Rio Olympics lacking 'look' that usually characterizes games

The pool in the Lenk Aquatic Center where the 2016 Summer Olympics synchronized swimming competition is held, is photographed after going through a change in water overnight, on Sunday, Aug. 14, 2016 in Rio de Janeiro, Brazil. Olympic officials gave up on cleaning the green-tinged water in one of the pools at the Maria Lenk Aquatics Center. Instead, they began draining it Saturday and planned to transfer nearly 1 million gallons of clear water from a nearby practice pool in time for the start of synchronized swimming. (AP Photo/Wong Maye-E)

RIO DE JANEIRO — Looking for an Olympic venue? The IOC has acknowledged that the Rio Olympics are missing part of the so-called "look" that characterizes the games.

"It's a very unfortunate situation where the look could not be delivered on time," Olympic Games Executive Director Christophe Dubi said Sunday.

Organizing committee officials admitted just days before the games opened that only 15 percent of the signage had been installed at Olympic venues. Signs give the Olympics their unique branding and help fans get around.
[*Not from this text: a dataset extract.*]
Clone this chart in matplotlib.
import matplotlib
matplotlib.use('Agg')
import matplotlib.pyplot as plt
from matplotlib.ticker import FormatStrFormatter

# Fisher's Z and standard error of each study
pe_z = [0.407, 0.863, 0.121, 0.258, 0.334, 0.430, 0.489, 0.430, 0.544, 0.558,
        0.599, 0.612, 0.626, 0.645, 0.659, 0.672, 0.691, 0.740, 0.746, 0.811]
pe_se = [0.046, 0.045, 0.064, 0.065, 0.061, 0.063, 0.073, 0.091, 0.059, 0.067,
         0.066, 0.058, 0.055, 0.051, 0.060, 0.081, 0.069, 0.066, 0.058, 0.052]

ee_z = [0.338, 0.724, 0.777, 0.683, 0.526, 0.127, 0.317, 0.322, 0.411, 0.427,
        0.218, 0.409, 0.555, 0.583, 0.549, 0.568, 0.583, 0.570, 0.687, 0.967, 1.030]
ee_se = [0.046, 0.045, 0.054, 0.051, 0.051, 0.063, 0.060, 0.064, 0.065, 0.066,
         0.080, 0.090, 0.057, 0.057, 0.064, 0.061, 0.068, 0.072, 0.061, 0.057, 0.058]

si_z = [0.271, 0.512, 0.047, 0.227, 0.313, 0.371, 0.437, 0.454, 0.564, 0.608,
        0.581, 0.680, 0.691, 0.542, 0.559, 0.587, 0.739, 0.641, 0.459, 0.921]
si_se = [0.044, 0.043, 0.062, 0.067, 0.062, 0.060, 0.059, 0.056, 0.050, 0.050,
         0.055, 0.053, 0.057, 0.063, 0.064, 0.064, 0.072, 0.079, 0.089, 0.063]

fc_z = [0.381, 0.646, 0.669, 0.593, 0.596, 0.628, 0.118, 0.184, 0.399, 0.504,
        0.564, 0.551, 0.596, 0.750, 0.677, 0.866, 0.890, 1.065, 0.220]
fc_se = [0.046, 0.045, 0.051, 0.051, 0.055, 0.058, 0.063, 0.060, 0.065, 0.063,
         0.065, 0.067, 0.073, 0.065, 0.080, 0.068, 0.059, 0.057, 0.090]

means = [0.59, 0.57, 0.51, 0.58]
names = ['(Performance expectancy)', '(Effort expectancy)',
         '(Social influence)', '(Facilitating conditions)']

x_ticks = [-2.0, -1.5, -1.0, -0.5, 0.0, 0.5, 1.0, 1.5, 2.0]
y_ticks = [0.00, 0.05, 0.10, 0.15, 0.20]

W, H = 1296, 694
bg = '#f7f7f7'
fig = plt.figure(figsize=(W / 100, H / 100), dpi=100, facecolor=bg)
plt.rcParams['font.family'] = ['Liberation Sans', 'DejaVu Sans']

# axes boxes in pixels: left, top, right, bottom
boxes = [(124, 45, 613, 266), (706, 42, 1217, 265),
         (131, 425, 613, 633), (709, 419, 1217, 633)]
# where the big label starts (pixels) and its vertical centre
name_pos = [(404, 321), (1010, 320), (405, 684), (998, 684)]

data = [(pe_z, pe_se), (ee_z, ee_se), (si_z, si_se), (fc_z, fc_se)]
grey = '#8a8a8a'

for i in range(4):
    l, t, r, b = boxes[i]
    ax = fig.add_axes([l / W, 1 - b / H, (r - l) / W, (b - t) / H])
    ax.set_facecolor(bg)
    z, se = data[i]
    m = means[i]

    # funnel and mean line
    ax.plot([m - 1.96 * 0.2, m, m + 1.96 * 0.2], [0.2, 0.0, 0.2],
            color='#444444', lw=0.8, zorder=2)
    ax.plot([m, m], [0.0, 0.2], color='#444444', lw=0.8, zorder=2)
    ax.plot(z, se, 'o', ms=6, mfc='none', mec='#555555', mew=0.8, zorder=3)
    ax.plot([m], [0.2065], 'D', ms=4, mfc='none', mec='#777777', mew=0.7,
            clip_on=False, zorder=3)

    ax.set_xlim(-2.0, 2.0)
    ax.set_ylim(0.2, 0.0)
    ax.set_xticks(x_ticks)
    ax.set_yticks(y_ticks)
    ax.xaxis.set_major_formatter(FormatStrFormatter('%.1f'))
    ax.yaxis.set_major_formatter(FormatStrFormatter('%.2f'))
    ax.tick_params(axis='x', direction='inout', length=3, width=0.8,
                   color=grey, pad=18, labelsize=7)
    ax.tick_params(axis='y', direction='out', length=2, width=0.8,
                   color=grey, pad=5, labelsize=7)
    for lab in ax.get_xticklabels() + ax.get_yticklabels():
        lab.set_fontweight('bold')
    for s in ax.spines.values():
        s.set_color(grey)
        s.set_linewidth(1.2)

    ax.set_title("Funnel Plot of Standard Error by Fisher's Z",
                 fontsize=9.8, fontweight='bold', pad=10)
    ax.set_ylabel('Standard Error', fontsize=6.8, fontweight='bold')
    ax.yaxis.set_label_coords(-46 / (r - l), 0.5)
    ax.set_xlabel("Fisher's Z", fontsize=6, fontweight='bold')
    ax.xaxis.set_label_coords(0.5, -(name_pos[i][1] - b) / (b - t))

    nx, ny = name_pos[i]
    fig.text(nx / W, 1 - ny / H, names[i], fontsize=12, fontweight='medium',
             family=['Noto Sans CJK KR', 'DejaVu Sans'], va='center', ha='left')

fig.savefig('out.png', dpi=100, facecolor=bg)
"There were many other things that were supposed to be installed, and they could not," said Dubi, who said Ukrainian suppliers had failed to deliver at the last minute, forcing organizers to improvise.

Signage was absent along part of Sunday's women's marathon route, relying on famous backdrops like Sugar Loaf Mountain to remind television viewers that the race was being run in Rio de Janeiro. Rio's famous Sambadrome was largely barren of decorations, except very close to the marathon's finish line.
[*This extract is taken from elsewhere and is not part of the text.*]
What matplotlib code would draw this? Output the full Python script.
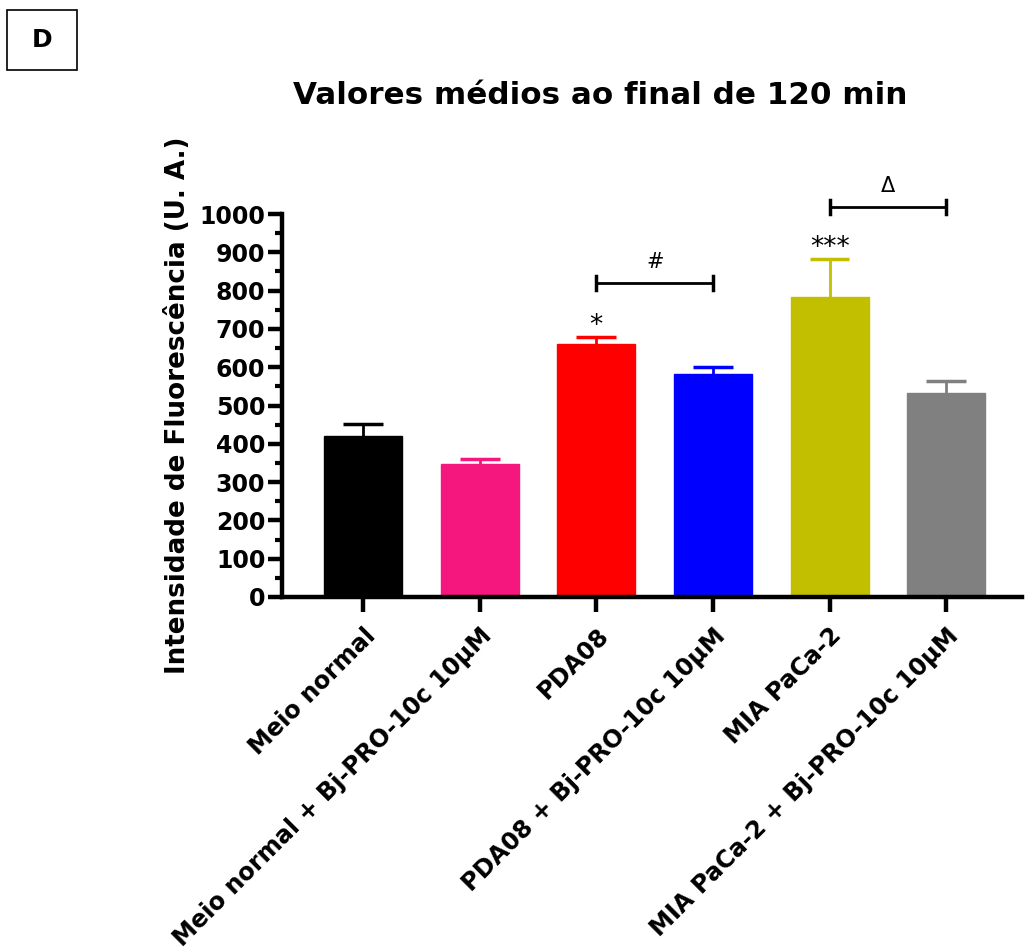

Rio organizers have made deep budget cuts hitting all food service, transportation, and volunteers. The cuts were supposed to affect only "behind-the-scenes" aspects, but have crept into other areas.

"We understand that the look of the games needs to be improved in some venues, especially in the Olympic stadium," Rio spokesman Mario Andrada said. "We understand also that in some areas of the marathon we could have had a little bit more."
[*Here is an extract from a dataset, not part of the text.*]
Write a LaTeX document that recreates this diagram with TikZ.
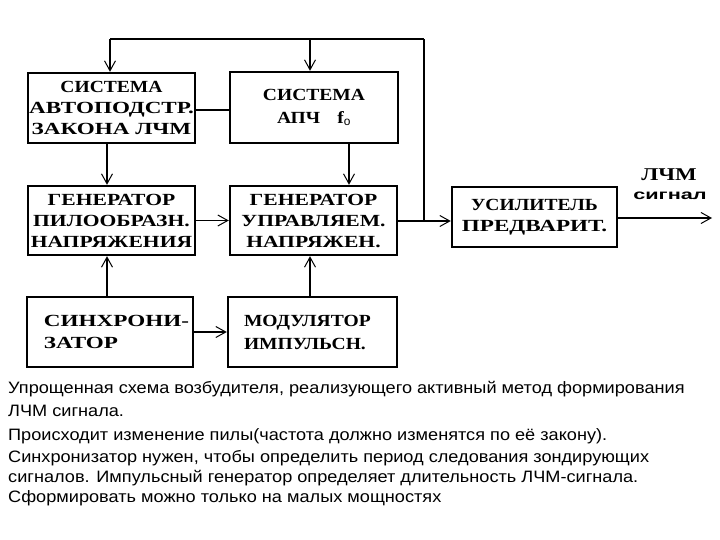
\documentclass[tikz,border=0pt]{standalone}
\usepackage{fontspec}
\setmainfont{Liberation Sans}
\newfontfamily\fa[FakeStretch=1.15]{Liberation Serif}
\newfontfamily\fb[FakeStretch=1.27]{Liberation Serif}
\newfontfamily\fc[FakeStretch=1.36]{Liberation Serif}
\newfontfamily\sigfont[FakeStretch=1.55]{Liberation Sans}
\newfontfamily\capfont[FakeStretch=1.1]{Liberation Sans}
\usetikzlibrary{arrows.meta}
\tikzset{
  blk/.style={draw, line width=2.4pt, minimum width=#1, inner sep=0pt, font=\bfseries\fontsize{17}{21}\selectfont, align=center},
  conn/.style={line width=1.3pt},
  arr/.style={line width=1.3pt, -{Straight Barb[length=10pt,width=11pt,line width=1pt]}},
  captxt/.style={anchor=base west, inner sep=0pt, font=\capfont\fontsize{16.5}{22}\selectfont}
}
\begin{document}
\begin{tikzpicture}[x=1pt,y=-1pt]
\useasboundingbox[fill=white] (0,0) rectangle (720,540);
% boxes
\node[blk=167pt, minimum height=70pt] (b1) at (111.5,108) {{\fa СИСТЕМА}\\{\fc АВТОПОДСТР.}\\{\fc ЗАКОНА ЛЧМ}};
\node[blk=168pt, minimum height=71pt, font=\fa\bfseries\fontsize{17}{23}\selectfont] (b2) at (314,107.5) {СИСТЕМА\\АПЧ\quad f$_{\mathrm{o}}$};
\node[blk=167pt, minimum height=69pt, font=\fb\bfseries\fontsize{17}{21}\selectfont] (b3) at (111.5,220.5) {ГЕНЕРАТОР\\ПИЛООБРАЗН.\\НАПРЯЖЕНИЯ};
\node[blk=167pt, minimum height=69pt, font=\fb\bfseries\fontsize{17}{21}\selectfont] (b4) at (313.5,220.5) {ГЕНЕРАТОР\\УПРАВЛЯЕМ.\\НАПРЯЖЕН.};
\node[blk=165pt, minimum height=60pt] (b5) at (534.5,217) {{\fa УСИЛИТЕЛЬ}\\{\fc ПРЕДВАРИТ.}};
\node[blk=166pt, minimum height=70pt, align=left, text width=166pt, font=\fc\bfseries\fontsize{17}{22}\selectfont] (b6) at (110,332) {\hspace*{17pt}СИНХРОНИ-\\\hspace*{17pt}ЗАТОР};
\node[blk=169pt, minimum height=70pt, align=left, text width=169pt, font=\fa\bfseries\fontsize{17}{23}\selectfont] (b7) at (312.5,332) {\hspace*{16pt}МОДУЛЯТОР\\\hspace*{16pt}ИМПУЛЬСН.};
% helper coordinates
\coordinate (xa) at (107,0);
\coordinate (xb) at (349,0);
\coordinate (xc) at (110,0);
\coordinate (xd) at (310,0);
\coordinate (tl) at (110,39);
\coordinate (tr) at (424,39);
\coordinate (tm) at (310,39);
\coordinate (jr) at (424,221);
\coordinate (out) at (712,218);
% connectors
\draw[conn] (b1.east |- 0,110) -- (b2.west |- 0,110);
\draw[arr] (b1.south -| xa) -- (b3.north -| xa);
\draw[arr] (b2.south -| xb) -- (b4.north -| xb);
\draw[arr] (b3.east) -- (b4.west);
\draw[arr] (b6.east) -- (b7.west);
\draw[arr] (b6.north -| xa) -- (b3.south -| xa);
\draw[arr] (b7.north -| xd) -- (b4.south -| xd);
\draw[arr] (b4.east |- jr) -- (b5.west |- jr);
\draw[conn] (jr) -- (tr);
\draw[line width=2pt] (tr) -- (tl);
\draw[arr] (tl) -- (b1.north -| xc);
\draw[arr] (tm) -- (b2.north -| xd);
\draw[arr] (b5.east |- out) -- (out);
\node[font=\fb\bfseries\fontsize{18}{21}\selectfont, inner sep=0pt] (l1) at (669,175) {ЛЧМ};
\node[font=\sigfont\bfseries\fontsize{14}{15}\selectfont, inner sep=0pt] (l2) at (670,196) {сигнал};
% caption
\node[captxt] (c1) at (8,393) {Упрощенная схема возбудителя, реализующего активный метод формирования};
\node[captxt] (c2) at (8,416) {ЛЧМ сигнала.};
\node[captxt] (c3) at (8,440) {Происходит изменение пилы(частота должно изменятся по её закону).};
\node[captxt] (c4) at (8,462) {Синхронизатор нужен, чтобы определить период следования зондирующих};
\node[captxt] (c5) at (8,482) {сигналов. Импульсный генератор определяет длительность ЛЧМ-сигнала.};
\node[captxt] (c6) at (8,502) {Сформировать можно только на малых мощностях};
\end{tikzpicture}
\end{document}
Yiannis Exarchos, chief executive officer of the Olympic Broadcasting Services, has called the "look of the games" a disappointment. He said many venues were "not what we expected or hoped for" and lacked colorful designs, logos and graphics."

OBS, the broadcasting arm of the International Olympic Committee, delivers the live video and sound from all the venues to television rights-holders around the world.